Introdução

Raras são as pessoas que não tenham qualquer história de insatisfação em relação aos profissionais de saúde. Na maioria das vezes, as queixas sobre o atendimento dizem respeito a falhas de comunicação com o profissional: a inabilidade em acolher e escutar o suficiente para tirar conclusões; a utilização de jargão excessivamente técnico e pouco compreensível ao ouvinte; ou mesmo certa frieza demonstrada pelo profissional diante da situação global de vida do paciente.

No contexto da Estratégia Saúde da Família, a comunicação possui importância ainda maior. É fundamental conquistar e manter vínculo com as diversas famílias do território de saúde, visando à realização do cuidado em acordo com os princípios da universalidade, da longitudinalidade e da integralidade do SUS. Somos a porta de entrada do sistema e nos encontramos expostos às mais diversas demandas, queixas e pedidos da comunidade.

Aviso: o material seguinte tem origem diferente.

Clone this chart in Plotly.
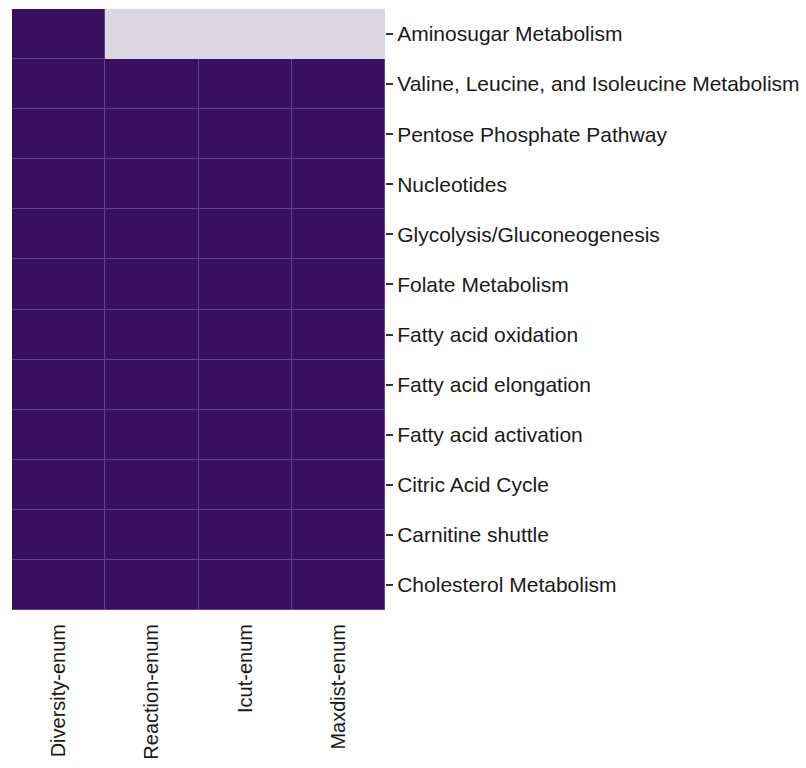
import numpy as np
import plotly.graph_objects as go

# Enumeration methods (columns) and metabolic subsystems (rows, top to bottom)
methods = ["Diversity-enum", "Reaction-enum", "Icut-enum", "Maxdist-enum"]
subsystems = [
    "Aminosugar Metabolism",
    "Valine, Leucine, and Isoleucine Metabolism",
    "Pentose Phosphate Pathway",
    "Nucleotides",
    "Glycolysis/Gluconeogenesis",
    "Folate Metabolism",
    "Fatty acid oxidation",
    "Fatty acid elongation",
    "Fatty acid activation",
    "Citric Acid Cycle",
    "Carnitine shuttle",
    "Cholesterol Metabolism",
]

# Per-subsystem scores for each method (None = not available)
diversity_enum = [1.0] * 12
reaction_enum = [None] + [1.0] * 11
icut_enum = [None] + [1.0] * 11
maxdist_enum = [None] + [1.0] * 11

z = np.array([diversity_enum, reaction_enum, icut_enum, maxdist_enum], dtype=float).T
# Underlay covering every available cell; its colour shows through the cell gaps as grid lines
mask = np.where(np.isnan(z), np.nan, 1.0)

cell_color = "#3a0f62"
line_color = "#5d4490"
missing_color = "#dcd8e2"

fig = go.Figure()
fig.add_trace(go.Heatmap(
    z=mask, x=methods, y=subsystems,
    colorscale=[[0, line_color], [1, line_color]],
    showscale=False, hoverinfo="skip",
))
fig.add_trace(go.Heatmap(
    z=z, x=methods, y=subsystems,
    colorscale=[[0, cell_color], [1, cell_color]],
    zmin=0, zmax=1, xgap=1, ygap=1, showscale=False,
))

fig.update_layout(
    width=806, height=768,
    margin=dict(l=12, r=421, t=9, b=158),
    paper_bgcolor="white",
    plot_bgcolor=missing_color,
    font=dict(family="Liberation Sans, Arial, sans-serif", size=21, color="#1a1a1a"),
)
fig.update_xaxes(
    automargin=False,
    tickangle=-90, showgrid=False, zeroline=False, showline=False,
    ticks="outside", ticklen=5, tickcolor="rgba(0,0,0,0)",
    tickfont=dict(size=20), range=[-0.5, 3.5],
)
fig.update_yaxes(
    automargin=False,
    side="right", autorange="reversed", showgrid=False, zeroline=False,
    showline=False, ticks="outside", ticklen=7, tickwidth=1.5,
    tickcolor="#333333", tickfont=dict(size=21),
)

fig.write_html("out.html")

Para problematizar ainda mais nosso papel, devemos lembrar que as famílias, na maioria das vezes, foram historicamente educadas segundo: o paradigma assistencialista centrado na dor/doença; a crença na cura mágica pelo acesso aos equipamentos de última geração do hospital; e a fé na histórica figura do médico, que teria o poder quase divino de salvar vidas. Nesse universo, portanto, não é nada fácil a tarefa de coordenar as ações de cuidado às famílias de acordo com as possibilidades apresentadas pela equipe e pela rede de serviços.

No nível da Atenção Primária, não possuímos acesso a esse campo das "curas imediatas", desejado pela população. Nossa clínica é diferente, pois trabalhamos de acordo com outro modelo assistencial – visando à promoção e à prevenção de saúde, apostamos nas mudanças de hábitos de vida e na transformação sociohistórica e participativa dos determinantes de saúde. Construímos nossas práticas a partir do princípio da integralidade do atendimento, unificando nossos olhares sobre as mais complexas dimensões do contexto bio-psico-social familiar e comunitário, por meio da soma de esforços da equipe interdisciplinar.

Ao lidar com o complexo contexto social, ambiental, histórico e humano do território de saúde, ampliamos nossa visão, e a equipe passa a ser uma instância estratégica de atuação, mais do que apenas um profissional específico – por exemplo, o médico. Nesse contexto, as tecnologias leves de cuidado passam a ter elevada importância, pois passam a fazer parte dos nossos objetivos:

  • a capacidade de diagnóstico precoce visando à prevenção de agravos;

  • a capacidade de reconhecer situações socioambientais que comprometam a saúde;

  • a capacidade de estabelecimento de vínculo visando à transformação;

  • a capacidade de sensibilização;

  • a capacidade de motivar para adesão aos cuidados à saúde;

  • a capacidade de educar a comunidade fortalecendo o seu empoderamento, para a construção ativa e participativa do SUS.

As tecnologias leves se encontram em contraste com as tecnologias pesadas, tais como os equipamentos especializados, de última geração, presentes em hospitais e laboratórios especializados, especialmente no nível terciário de Atenção à Saúde. São as habilidades de comunicação verbais e não verbais, a capacidade de vínculo afetivo e as atitudes em relação aos usuários que melhoram a qualidade do atendimento e sua resolutividade.

O desafio no desenvolvimento de habilidades de comunicação se traduz na capacidade que temos de ser mais assertivos em nossas intenções terapêuticas. O primeiro passo é substituir a tradicional relação distanciada, aparentemente neutra e livre de afetos com o paciente, por níveis mais profundos de acolhimento e vínculo com as famílias. A relação se torna mais humanizada e horizontal por meio de falas, perguntas, posturas e gestos capazes de empatia e acolhimento, minimizando os lugares de poder historicamente instituídos no relacionamento entre profissionais de saúde e pacientes. Assim, os pacientes transformam-se em sujeitos.

Empregamos de 85% a 90% de nosso tempo de trabalho nos comunicando, e sabemos que a qualidade dessa comunicação aumenta a adesão ao tratamento, melhora o prognóstico, aumenta a satisfação e diminui denúncias e processos contra profissionais de saúde.

Certos questionamentos passam a fazer sentido:

  • O que é uma boa comunicação?

  • Do que precisamos para nos comunicar melhor?

  • Que aspectos da minha forma de me comunicar podem ser transformados para melhorar minha clínica?